Real-Life Savings Example

Imagine a household with this monthly budget:

  • Net income: $6,000
  • Housing: $1,900
  • Transportation: $500
  • Food: $700
  • Insurance: $350
  • Entertainment: $300
  • Other spending: $1,450

That totals $5,200 in expenses, leaving $800 available.

To save $10,000 in one year, they need roughly $833 per month. Their shortfall is only about $33 monthly.

In that case, the solution may be small:

  • Cut one subscription and one restaurant meal per month
  • Or add one tiny side-income stream

A large annual goal does not always require dramatic change. Sometimes it just requires clarity.

Common Ways to Reach $10,000 Faster

Cut one or two large categories first

Trying to trim every line item can be exhausting.
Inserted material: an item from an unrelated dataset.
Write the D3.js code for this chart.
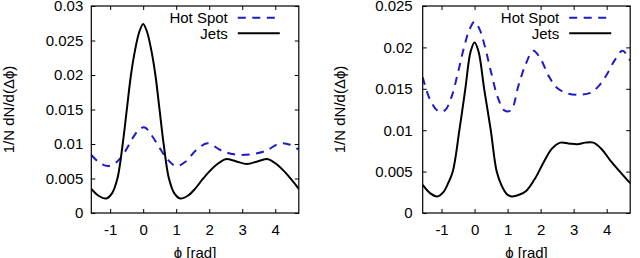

It is often more effective to focus on the largest discretionary categories first.

Save windfalls immediately

Tax refunds, bonuses, and gifts can accelerate the goal quickly.

Use separate savings accounts

Keeping the goal separate from your regular checking account reduces the temptation to spend it.

Increase savings after raises

If your income rises during the year, commit part of the increase directly to the goal.

What If $10,000 in One Year Is Too Aggressive?

That is okay. The point is not to force a plan that creates stress or causes you to fail after a few months.

If the number is too tight, consider:

  • Extending the timeline to 18 months
  • Reducing the target temporarily
  • Building a milestone approach, such as $5,000 first and then the next $5,000

The Savings Goal Calculator is especially useful here because it shows what happens when you change either the target or the timeline.

How to Stay Consistent for 12 Months

The biggest risk is not the math. It is inconsistency.

A few ways to stay on track:

Treat savings like a fixed bill

If possible, automate it right after payday.

Review progress every month

Do not wait until month nine to see whether you are behind.

Expect imperfect months

Missing one month does not mean the goal is over. It just means the next plan adjustment matters.

Keep the goal visible

People save more consistently when the target has a clear purpose.

A Smart Tool Workflow

If you want to build this plan with numbers instead of guesswork:

Step 1: Use the Savings Goal Calculator

Estimate the monthly amount required to hit $10,000.

Step 2: Use the Budget Calculator

See how much room already exists in your current monthly cash flow.

Step 3: Use the Salary Calculator

If needed, estimate how many extra working hours could close the gap.

That combination makes the goal much more practical.

Final Takeaway

The best way to save $10,000 in one year is to break the goal into manageable monthly targets, automate as much as possible, and close any remaining gap with specific budget or income changes. For most people, the right plan is not extreme. It is consistent.

Start by checking the monthly requirement in the Savings Goal Calculator, test your cash flow in the Budget Calculator, and use the Salary Calculator if extra income is part of the strategy.

FAQ

How much do I need to save each month to reach $10,000 in one year?

About $833.33 per month.

Is it better to cut expenses or increase income?

Usually a mix of both works best, especially if your current budget does not leave enough margin.

What if I fall behind?

Recalculate the remaining target and adjust the monthly amount instead of giving up on the goal.

Which calculator should I use first?

Start with the Savings Goal Calculator, then use the Budget Calculator and Salary Calculator to build the monthly plan.